Principle:Ggml org Llama cpp Multimodal Projector Loading
| Aspect | Detail |
|---|---|
| Principle Name | Multimodal Projector Loading |
| Domain | Multimodal Inference |
| Scope | Cross-modal projection: mapping vision/audio encoder outputs into text model embedding space |
| Related Workflow | Multimodal_Inference |
| Core | Yes |
Overview
Description
The multimodal projector is the critical bridge component that enables a text-only language model to understand non-textual inputs. Loading the projector involves initializing a specialized context (mtmd_context) that contains the vision and/or audio encoder weights along with the projection layers that map encoder outputs into the text model's embedding space. This is the core step that transforms a text-only pipeline into a multimodal one.
Usage
After the text model has been loaded via llama_model_load_from_file(), the multimodal projector is initialized by calling mtmd_init_from_file() with the path to the mmproj GGUF file, a pointer to the loaded text model, and a configuration structure. The resulting mtmd_context * is then used for all subsequent multimodal operations: tokenization, encoding, and embedding retrieval.
Theoretical Basis
Cross-Modal Projection is the fundamental mechanism that enables multimodal language models. The core challenge is bridging the representational gap between different modalities:
- Vision encoders (e.g., CLIP ViT, SigLIP) produce feature maps with dimensions determined by image resolution and patch size. For a ViT-L/14 encoder processing a 336x336 image, this might yield a sequence of 576 feature vectors, each of dimension 1024.
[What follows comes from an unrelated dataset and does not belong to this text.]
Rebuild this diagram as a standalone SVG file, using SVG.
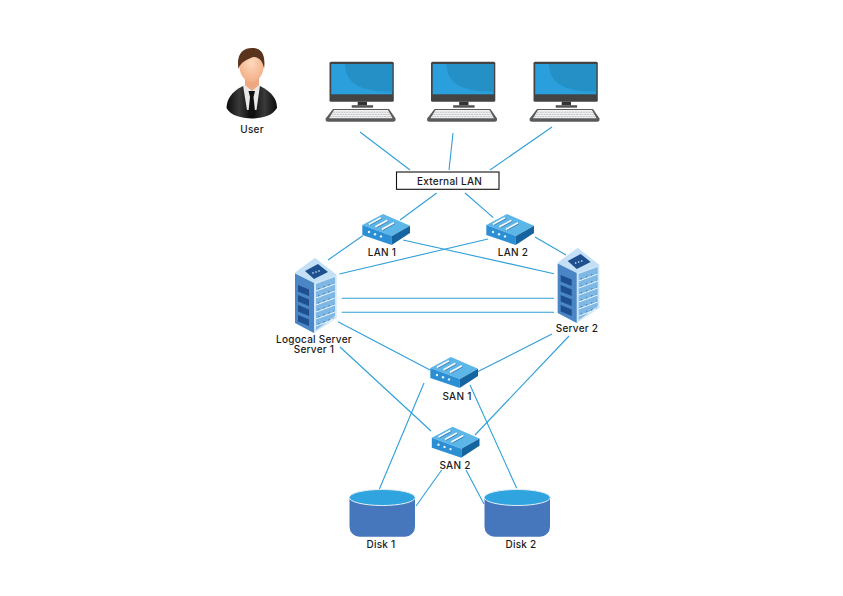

- Audio encoders (e.g., Whisper) produce temporal feature sequences at a fixed bitrate (e.g., 16000 Hz), with dimensions determined by the encoder architecture.
- Text models expect input embeddings of a specific dimension (e.g., 4096 for a 7B parameter model).
The projector must perform a learned linear or MLP transformation that:
- Maps from the encoder's output dimension to the text model's embedding dimension
- Preserves semantic information from the original modality
- Produces embeddings that are distributionally compatible with text token embeddings, so that the text model's attention mechanism can meaningfully attend to both text and projected multimodal tokens
Common projector architectures include:
- Linear projection: A single matrix multiplication
W * x + b, used in simpler models - MLP projection: Two or more linear layers with non-linear activation (e.g., GELU), providing greater capacity for alignment
- Resampler/Q-Former: Cross-attention-based architectures that compress variable-length encoder outputs into a fixed number of tokens
The mtmd_context encapsulates:
- Vision encoder context (
clip_ctx * ctx_v): Handles image preprocessing (resizing, normalization, patch extraction) and visual feature extraction - Audio encoder context (
clip_ctx * ctx_a): Handles audio preprocessing (resampling, spectrogram computation) and audio feature extraction - Projection weights: The learned parameters that map encoder outputs to text embedding space
- Configuration: Media markers, threading parameters, flash attention settings, and token limits for dynamic resolution models
The initialization process reads the mmproj GGUF file to determine which modalities are supported (vision, audio, or both), loads the appropriate encoder and projector weights, and optionally performs a warmup encoding pass to ensure compute graphs are compiled and caches are warm.